Si algo dejó la VI Cumbre de las Américas de Panamá fue la comprobación
de que Estados Unidos ya no puede imponer su voluntad sobre el resto de
los países del continente como solía hacerlo hasta hace 10 años. Lo supo
Barack Obama, quien en su último encuentro como mandatario
estadounidense debió aceptar no solo que Cuba existe, sino que debía
hacerse cargo del reclamo de los gobiernos latinoamericanos para una
nueva relación con los vecinos a los que despectivamente su secretario
de Estado, John Kerry, todavía llama «patio trasero».
Como una parábola perfecta para el inquilino de la Casa Blanca, en su
primera participación en este encuentro de presidentes, en 2009, recibió
de Hugo Chávez un ejemplar de Las venas abiertas de América Latina,
libro clave de Eduardo Galeano para entender el despojo que durante
siglos padecieron los pueblos al sur del Río Bravo. En Panamá, varios de
sus colegas le recordaron en diferentes tonos y sin mencionarlo
explícitamente que América Latina había cambiado. Como para que la
muerte de Galeano, unos días más tarde, sonara a cierre de una etapa que
ya parece irreversible para la región.
Esta serie de rondas de jefes de Estado americanos, que comenzó en Miami
en 1994 para poner en marcha el proyecto neoliberal expresado en el
Consenso de Washington, viró 180 grados en Mar del Plata en 2005. Allí,
al enterrar el Área de Comercio de las Américas (ALCA), frente al propio
George W. Bush, la integración latinoamericana comenzó a andar.
Hay varios acontecimientos que no se pueden entender sin ese paso
inicial. En principio, sería justo preguntarse hasta qué punto la crisis
que se desató primero en Estados Unidos y que luego se extendió a
Europa no tuvo su origen en la clausura de ese proyecto pensado para
beneficio de la economía estadounidense en detrimento de los pueblos
latinoamericanos.
Es más evidente, en cambio, que la creación de la Unión de Naciones
Suramericanas (UNASUR) hace 8 años, y luego la Comunidad de Estados
Latinoamericanos y Caribeños (CELAC) es la consecuencia más directa e
irrefutable de este avance. En ambos casos, las organizaciones
cumplieron un rol destacado en defensa de la democracia y del
estrechamiento de lazos entre los pueblos sin la participación de los
países sajones, Estados Unidos y Canadá. Un hecho del que tomaron en
cuenta los estrategas de Washington para decidir que Obama diera un paso
que los 10 presidentes que lo antecedieron no se atrevieron a dar:
sentarse a conversar con el gobierno de la Revolución Cubana para
intentar restablecer relaciones diplomáticas.
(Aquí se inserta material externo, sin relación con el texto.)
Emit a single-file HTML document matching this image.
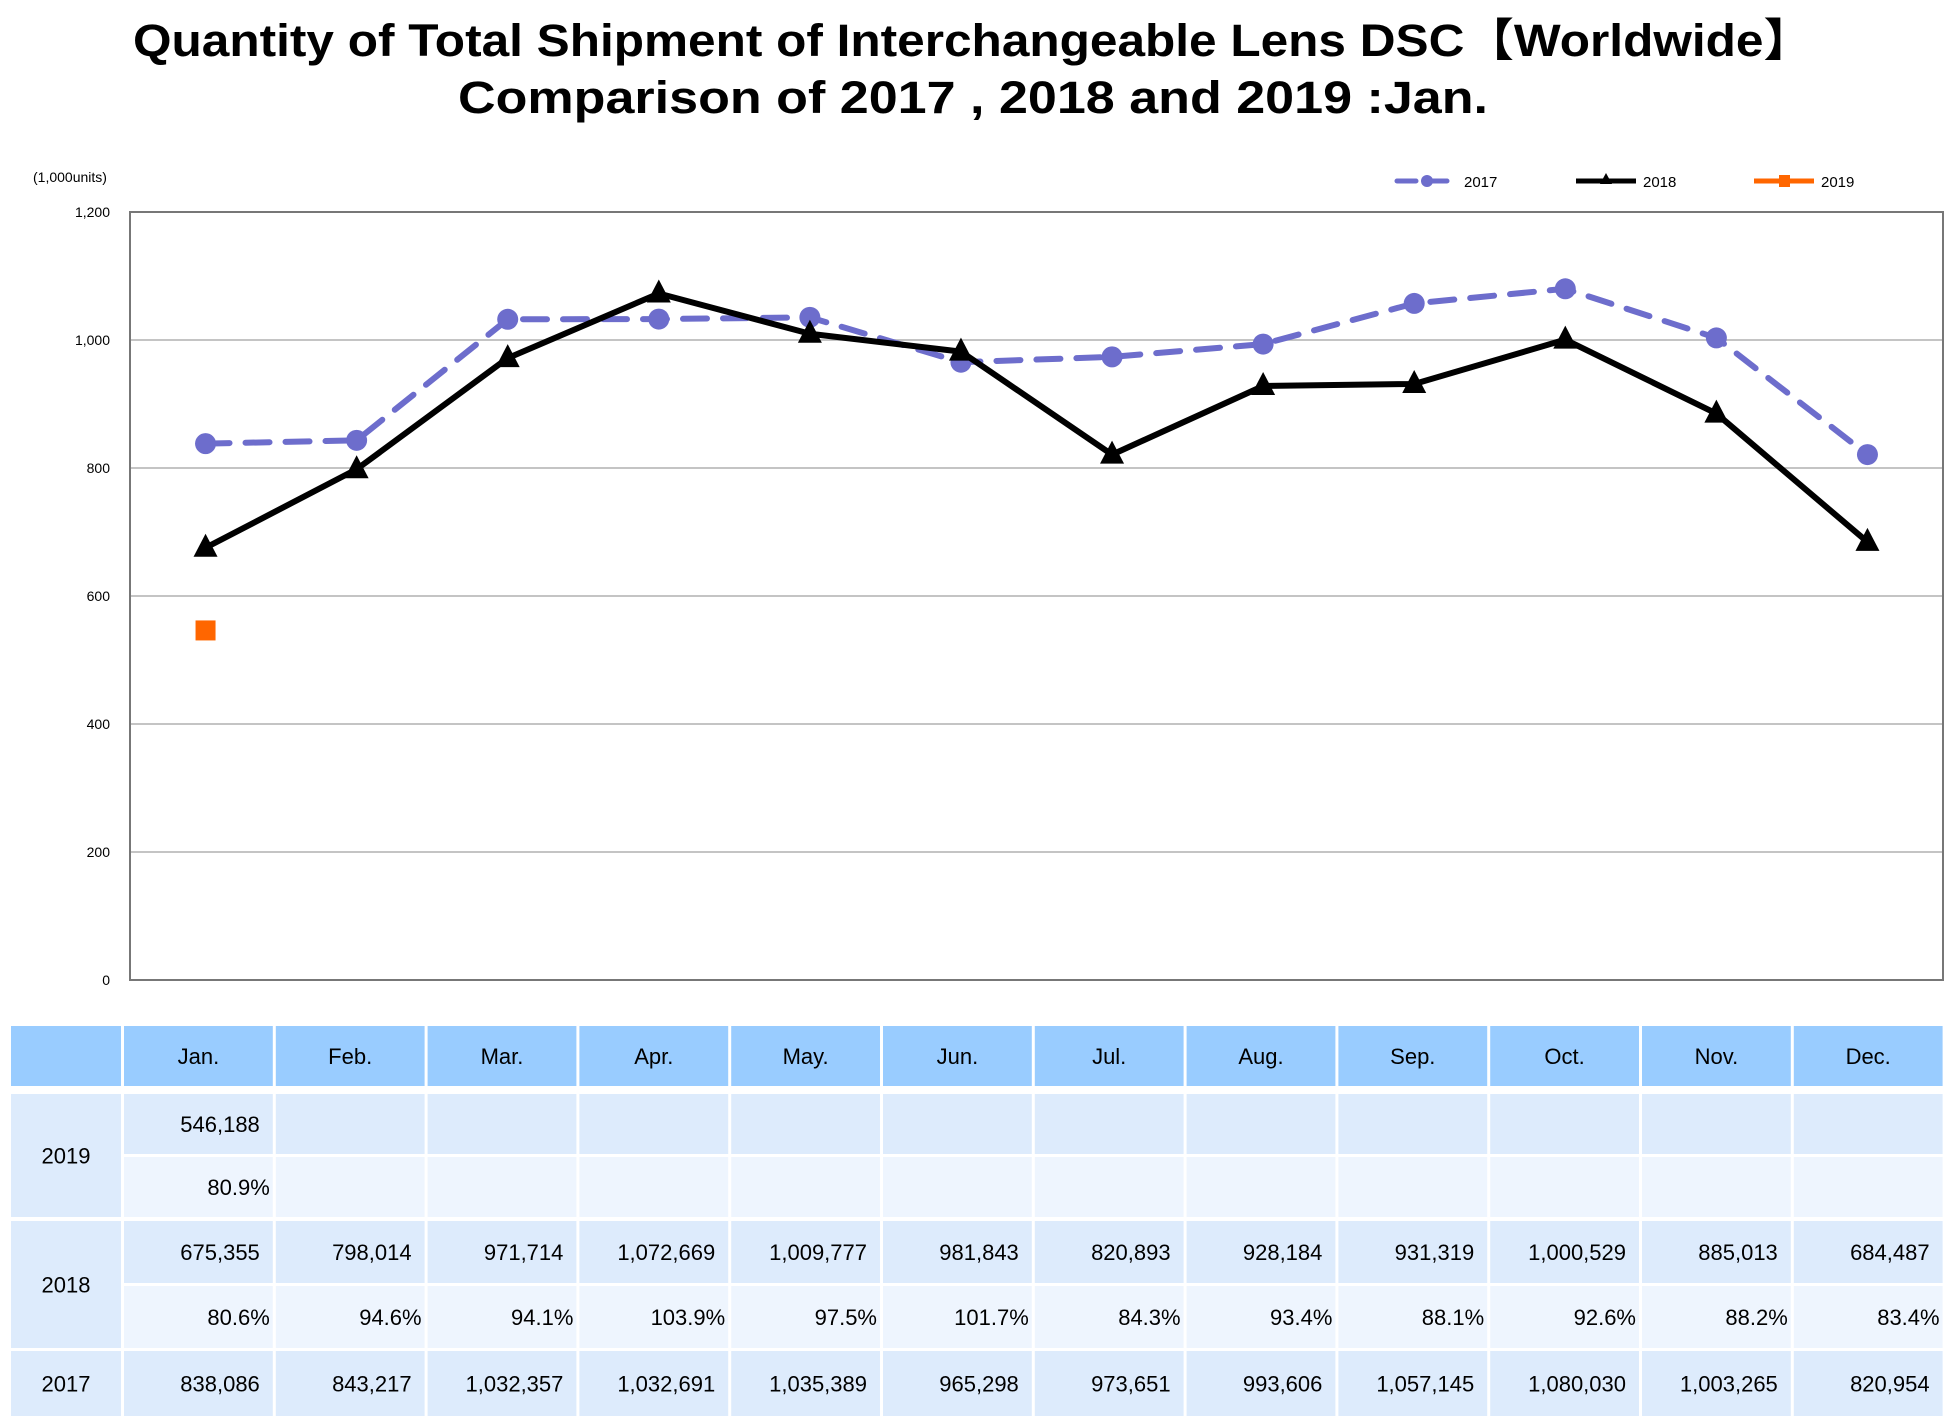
<!DOCTYPE html>
<html><head><meta charset="utf-8"><style>
body{margin:0;background:#fff;width:1946px;height:1416px;overflow:hidden}
svg text{font-family:"Liberation Sans","Noto Sans CJK JP",sans-serif}
</style></head><body>
<svg id="c" width="1946" height="1416" xmlns="http://www.w3.org/2000/svg">
<text x="973" y="56" text-anchor="middle" font-size="45" font-weight="bold" textLength="1680" lengthAdjust="spacingAndGlyphs">Quantity of Total Shipment of Interchangeable Lens DSC【Worldwide】</text>
<text x="973" y="113" text-anchor="middle" font-size="45" font-weight="bold" textLength="1030" lengthAdjust="spacingAndGlyphs">Comparison of 2017 , 2018 and 2019 :Jan.</text>
<text x="33" y="182" font-size="14">(1,000units)</text>
<g id="grid"></g><g id="series"></g><g id="legend"></g><g id="table"></g>
</svg>
<script>
const months=["Jan.","Feb.","Mar.","Apr.","May.","Jun.","Jul.","Aug.","Sep.","Oct.","Nov.","Dec."];
const v2017=[838086,843217,1032357,1032691,1035389,965298,973651,993606,1057145,1080030,1003265,820954];
const v2018=[675355,798014,971714,1072669,1009777,981843,820893,928184,931319,1000529,885013,684487];
const v2019=[546188];
const p2018=["80.6%","94.6%","94.1%","103.9%","97.5%","101.7%","84.3%","93.4%","88.1%","92.6%","88.2%","83.4%"];
const p2019=["80.9%"];
const yTicks=[0,200,400,600,800,1000,1200];
const NS="http://www.w3.org/2000/svg";
const L=130,R=1943,T=212,B=980,YMAX=1200;
const bw=(R-L)/months.length;
const x=i=>L+bw*(i+0.5);
const y=v=>B-(v/1000)/YMAX*(B-T);
function mk(t,a,p){const e=document.createElementNS(NS,t);for(const k in a)e.setAttribute(k,a[k]);p.appendChild(e);return e;}
const fmt=n=>n.toLocaleString('en-US');
const grid=document.getElementById('grid');
yTicks.forEach(t=>{
  const yy=B-t/YMAX*(B-T);
  if(t>0&&t<YMAX){const l=mk('line',{x1:L,x2:R,y1:yy,y2:yy,stroke:'#b0b0b0','stroke-width':1.5},grid);
  
  }
  const tx=mk('text',{x:110,y:yy+5,'text-anchor':'end','font-size':14},grid);tx.textContent=fmt(t);
  
  
});
const fr=mk('rect',{x:L,y:T,width:R-L,height:B-T,fill:'none',stroke:'#777','stroke-width':2},grid);


const S=document.getElementById('series');
const pts=a=>a.map((v,i)=>x(i)+','+y(v)).join(' ');
const l17=mk('polyline',{points:pts(v2017),fill:'none',stroke:'#6d6dcc','stroke-width':6,'stroke-dasharray':'24,16','stroke-linecap':'round'},S);


v2017.forEach((v,i)=>{const c=mk('circle',{cx:x(i),cy:y(v),r:10.5,fill:'#6d6dcc'},S);

});
const l18=mk('polyline',{points:pts(v2018),fill:'none',stroke:'#000','stroke-width':6,'stroke-linejoin':'round'},S);


v2018.forEach((v,i)=>{const X=x(i),Y=y(v);const p=mk('polygon',{points:`${X},${Y-14} ${X-12},${Y+9} ${X+12},${Y+9}`,fill:'#000'},S);

});
v2019.forEach((v,i)=>{const r=mk('rect',{x:x(i)-10,y:y(v)-10,width:20,height:20,fill:'#ff6600'},S);

});
const LG=document.getElementById('legend');
[['2017',1397,'#6d6dcc'],['2018',1576,'#000'],['2019',1754,'#ff6600']].forEach(([n,lx,c])=>{
  const g=mk('g',{},LG);
  
  
  const ly=181;
  if(n==='2017'){mk('line',{x1:lx,x2:lx+60,y1:ly,y2:ly,stroke:c,'stroke-width':5,'stroke-dasharray':'19,12','stroke-linecap':'round'},g);mk('circle',{cx:lx+30,cy:ly,r:6,fill:c},g);}
  else if(n==='2018'){mk('line',{x1:lx,x2:lx+60,y1:ly,y2:ly,stroke:c,'stroke-width':5},g);mk('polygon',{points:`${lx+30},${ly-8} ${lx+24},${ly+3} ${lx+36},${ly+3}`,fill:c},g);}
  else {mk('line',{x1:lx,x2:lx+60,y1:ly,y2:ly,stroke:c,'stroke-width':5},g);mk('rect',{x:lx+25,y:ly-6,width:11,height:12,fill:c},g);}
  const t=mk('text',{x:lx+67,y:ly+6,'font-size':15},g);t.textContent=n;
});
// table
const TB=document.getElementById('table');
const c0=11,c0w=110,cx0=124,cw=151.8,gap=3;
function cell(xx,yy,w,h,fill,txt,anchor,name,fs){
  const r=mk('rect',{x:xx,y:yy,width:w,height:h,fill:fill},TB);
  
  
  if(txt!==undefined&&txt!==''){
    let tx=anchor==='middle'?xx+w/2:xx+w-(anchor==='pct'?3:13);
    const t=mk('text',{x:tx,y:yy+h/2+8,'text-anchor':anchor==='middle'?'middle':'end','font-size':22},TB);t.textContent=txt;
  }
}
const HD='#99ccff',D1='#ddebfc',D2='#eef5fe';
cell(c0,1026,c0w,60,HD,'','middle','table-header-corner');
months.forEach((m,i)=>cell(cx0+i*cw,1026,cw-gap,60,HD,m,'middle','table-header-'+i));
const rows=[[1094,60],[1157,60],[1221,62],[1286,62],[1351,65]];
cell(c0,1094,c0w,123,D1,'2019','middle','row-label-2019');
cell(c0,1221,c0w,127,D1,'2018','middle','row-label-2018');
cell(c0,1351,c0w,65,D1,'2017','middle','row-label-2017');
months.forEach((m,i)=>{
  const X=cx0+i*cw,W=cw-gap;
  cell(X,rows[0][0],W,rows[0][1],D1,v2019[i]!==undefined?fmt(v2019[i]):'','end','cell-2019-value-'+i);
  cell(X,rows[1][0],W,rows[1][1],D2,p2019[i]||'','pct','cell-2019-ratio-'+i);
  cell(X,rows[2][0],W,rows[2][1],D1,fmt(v2018[i]),'end','cell-2018-value-'+i);
  cell(X,rows[3][0],W,rows[3][1],D2,p2018[i],'pct','cell-2018-ratio-'+i);
  cell(X,rows[4][0],W,rows[4][1],D1,fmt(v2017[i]),'end','cell-2017-value-'+i);
});
</script>
</body></html>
Esta nueva era convirtió la OEA, el organismo del que había sido
expulsada Cuba en 1962, en una cáscara vacía. Lo mismo que las cumbres
presidenciales. ¿Qué sentido tiene un encuentro de jefes de Estado de
países que poco y nada tienen en común, salvo que comparten la región
con la principal potencia económica y militar del planeta?
El sentido se lo dieron en Panamá los líderes regionales que le pusieron
al presidente estadounidense «los puntos sobre las íes», como se dice
popularmente. Fueron categóricos especialmente Rafael Correa, Daniel
Ortega y Evo Morales. Obama se ausentó en dos ocasiones, una cuando
Nicolás Maduro le reclamaba por haber calificado a Venezuela como una
«amenaza a la seguridad de Estados Unidos». La otra cuando habló
Cristina Fernández, que hizo una encendida defensa de la dignidad cubana
para soportar el embate norteamericano durante más de 60 años pero que
también habló de Malvinas, otra causa latinoamericana contra un aliado
de Washington.
A los pocos días, Obama envió al Congreso la recomendación de retirar a
Cuba de la lista de naciones patrocinadoras del terrorismo. Y prometió
hacer lo necesario para levantar el embargo. No las tiene fácil el
presidente de los Estados Unidos con un Legislativo opositor en el
último tramo de su gestión. Sobre todo porque la voz cantante entre los
republicanos la tienen representantes extremos del Tea Party, como Marco
Rubio y Ted Cruz –precandidatos a suceder a Obama en 2017– e Ileana Ros
Lehtinen, de origen cubano.
Se entiende entonces el pedido de Raúl Castro de creer en las buenas intenciones de Obama.